Help your car’s current affairs by building a nice set of battery cables
The electrical system of many classic cars is simple, but most enthusiasts seem to be scared to change much—even if it has been documented to help an issue they’re having. Upgrading the battery cables is a nice start and the results are significant. In an effort to help my Ford Model A start a bit easier, I set about upgrading from the 4-gauge battery cable to 2/0-gauge. Here is how it is done.
Let’s make one thing clear first, the 4-gauge negative cable and braided positive cable (remember, the Model A is a six-volt positive-ground system) worked. The engine started and ran just dandy, but if in the process of starting I had to hold the starter for more than a second, the starter began to audibly strain. With no intention of changing the factory six-volt system for 12-volt, the hot ticket to help the system was a bigger battery cable.
There is science behind this, and the simple thought is that a larger cable equals easier current flow. Six-volt systems have half the electrical potential (think of this as the “push”) of 12-volt systems, so the easier you can make the journey from one connector to another, the better the system will function. The material of the conductor also matters. Copper is the most popular, but aluminum is gaining ground. When using aluminum cable, it is best to use an even larger gauge than an upsized copper cable, since aluminum is a slightly less efficient conductor.
The process is pretty darn easy compared to many automotive projects. Drop into your friendly local auto parts store and ask for 2/0 (commonly referred to as two-ought) battery cable and purchase the length you need—use your stock cables as reference. Be sure to give yourself some extra room on the length when you purchase the stock, as the larger cable will not turn corners as efficiently as a small gauge. You will also need to grab properly sized cable ends, terminal clamps, and a couple of pieces of heat shrink.
Start by figuring out the length and routing of the new cable on the car before making any cuts. Once you have the proper length, grab a good set of cable cutters and snip the end off square. I recommend investing in a good set of bypass cutters, as big cable is a bear to get through. Many of my mechanic friends make this step even easier by using a cutoff wheel in an angle grinder, but I prefer the cleanliness of the cutter’s quick snip.
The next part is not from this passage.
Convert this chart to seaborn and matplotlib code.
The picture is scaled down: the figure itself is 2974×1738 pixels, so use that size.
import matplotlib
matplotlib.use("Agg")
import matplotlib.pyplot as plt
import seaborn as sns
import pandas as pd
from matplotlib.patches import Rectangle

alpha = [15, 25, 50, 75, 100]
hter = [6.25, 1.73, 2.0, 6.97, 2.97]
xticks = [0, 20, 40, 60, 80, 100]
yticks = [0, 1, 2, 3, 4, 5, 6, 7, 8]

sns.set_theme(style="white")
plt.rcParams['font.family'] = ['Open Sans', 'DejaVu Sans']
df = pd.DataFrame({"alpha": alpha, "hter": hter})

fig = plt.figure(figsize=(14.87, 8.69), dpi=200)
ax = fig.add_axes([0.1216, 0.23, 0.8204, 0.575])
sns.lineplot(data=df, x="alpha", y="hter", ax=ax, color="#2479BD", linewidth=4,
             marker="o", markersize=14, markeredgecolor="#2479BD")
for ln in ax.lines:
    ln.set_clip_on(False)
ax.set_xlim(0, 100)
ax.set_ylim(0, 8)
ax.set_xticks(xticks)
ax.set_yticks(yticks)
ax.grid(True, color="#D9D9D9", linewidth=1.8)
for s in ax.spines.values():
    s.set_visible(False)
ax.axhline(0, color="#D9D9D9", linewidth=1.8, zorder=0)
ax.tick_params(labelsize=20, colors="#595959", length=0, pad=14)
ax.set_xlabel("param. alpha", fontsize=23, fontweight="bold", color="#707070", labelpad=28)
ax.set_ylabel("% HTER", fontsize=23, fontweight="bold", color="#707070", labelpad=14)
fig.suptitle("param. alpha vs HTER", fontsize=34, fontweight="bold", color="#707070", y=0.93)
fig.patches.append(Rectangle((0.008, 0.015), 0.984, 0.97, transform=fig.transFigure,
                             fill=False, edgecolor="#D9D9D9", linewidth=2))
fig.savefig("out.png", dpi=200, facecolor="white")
Then, carefully strip back the cable’s sheathing using a box-knife or razor blade. Use the cable end you will be attaching to determine the proper amount of insulation to strip off. Exposed copper only creates an opportunity for corrosion or arcing, so keep the insulation tight to your connector. Be careful to not cut any of the copper strands that compose the cable.
Next, attach the end of your cable. I chose to use a hammer crimp, which uses a v-shaped anvil and a punch to deform the cable end in a way which keeps it attached and creates a solid electrical connection. There are also options to solder the end in place, or use ends which use bolts to clamp the end of the cable, such as the battery terminals I used. Those terminals are something I might change to something lower profile and cleaner looking in the future.
Add a small section of heat shrink to seal the union of cable and cable end, then install your new cables on the car. For bonus points, color code the heat shrink to the polarity of the cable, red for positive and black for negative.
My Model A now cranks faster and more consistently than the small cables. All told, this upgrade cost me just under $50 which included the hammer crimping tool which I can use on future projects and loan out to friends. The conversion to 12-volt would have been at a significantly greater cost to achieve basically the same thing (I’m going to ignore the brighter headlights advantage at this time.) The perfect result of a nice little afternoon project.